Office Furniture Management App digitized 97% of manual work, communication, and orders, enabling 85% of users to easily track furniture across buildings.

My Role
UX Designer
Tools
Figma, Jira, After Effects
Responsibilities
User Research
UX Design
Design System
Usability Testing
Prototyping
Furniture Management Tool - Reseat ID
Reseat ID is a tool for furniture dealers, architects, & brands to give commercial furniture a second life.
A one-stop platform for companies to manage their furniture and help users create requisition requests to sell/move/donate their furniture.
Goals
Companies upload furniture inventories by their office location.
Each piece of furniture receives a unique Reseat ID.
Companies can track the furniture throughout its lifecycle.
Create Requisitions for vendors to Move/Sell/Donate their furniture.
Success Metrics
97%
Workflows Digitized
88%
Easier Furniture Tracking
85%
User Satisfaction
Problem Statement
Great office furniture is built to last. But 99% of it ends up in a landfill because companies don’t have a proactive plan in place when getting rid of their office furniture.
Breaking this cycle of waste by helping companies plan for the lifecycle of furniture – right from the time of purchase. Because that is the only way to keep it out of landfills.

Generative Research
I conducted 1:1 interviews with 5 people from the furniture industry to understand the User Problems and Goals. On the basis of user interviews, I conceptualized the user personas. These helped to paint a clear and realistic picture of users’ goals, needs, and behaviors.
Research Insights
Manual furniture relocation within growing offices is error-prone.
Tracking furniture across locations is challenging without a system.
Email-based orders frustrate users; they want unified tracking.
Discovery Sessions
Further discovery sessions helped me understand users' needs, and I conducted a card-sorting exercise to clarify their wants and needs.

Ideation Phase
User flow diagrams helped outline the customer platform connected to Admin and Vendor systems.
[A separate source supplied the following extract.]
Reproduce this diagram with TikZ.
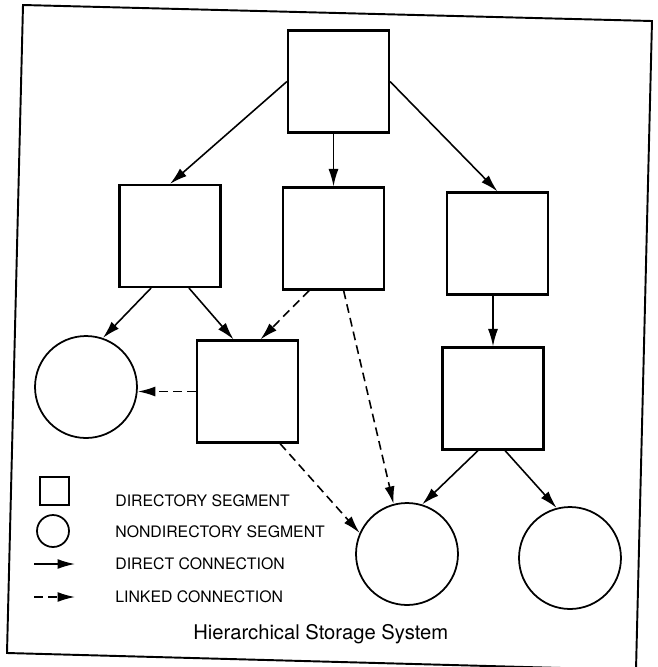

I listed screens, sketched wireframes, and built a style guide in parallel—supporting ideation while ensuring design consistency.
Design Decision
After digitizing the selected sketches, I tested mid-fidelity designs and iterated on them to reach the final MVP. Below is an overview of the product page design decisions and the evolution to the final experience.

Task Analysis
After understanding the workflow, to enhance usability and user satisfaction, I analyzed the tasks users perform to achieve their goals in a digital product and then worked to elevate and optimize the sequence of steps they would take to accomplish these tasks.
User 1 (Space Planner): Approve proposal to relocate existing furniture between offices based on occupancy needs, typically with the company’s designated furniture vendor.
User 2 goal: Furniture vendor handles company office furniture requests, creates space plans, and submits proposals.
User 3 goal: Movers: Fulfill furniture delivery request before installation day
MVP Designs




Results
97% of manual work and email communication was digitized through the platform, enabling streamlined work orders and approval tracking.
88% of users were able to easily track and manage furniture across different office buildings, including monitoring lifecycle status.
85% of users rated the experience as excellent and recommended the platform in the in-app survey.
Reflections
System Thinking is Crucial in Experience Design
This project helped me learn the process of end-to-end product design and understand why system thinking is crucial in experience design. When designing a platform containing both service providers and receivers, it is important to include both sides of users in designing the system. Even though I can only start with one side of the platform, I need to understand other users to make decisions. Design decisions and features for one side are usually decided by the need and preferences of the other side.
Documentation is Important
Documentation helps to ensure consent and expectations. It helps to tell the narrative for decisions made, and how the team or the users responded to different situations.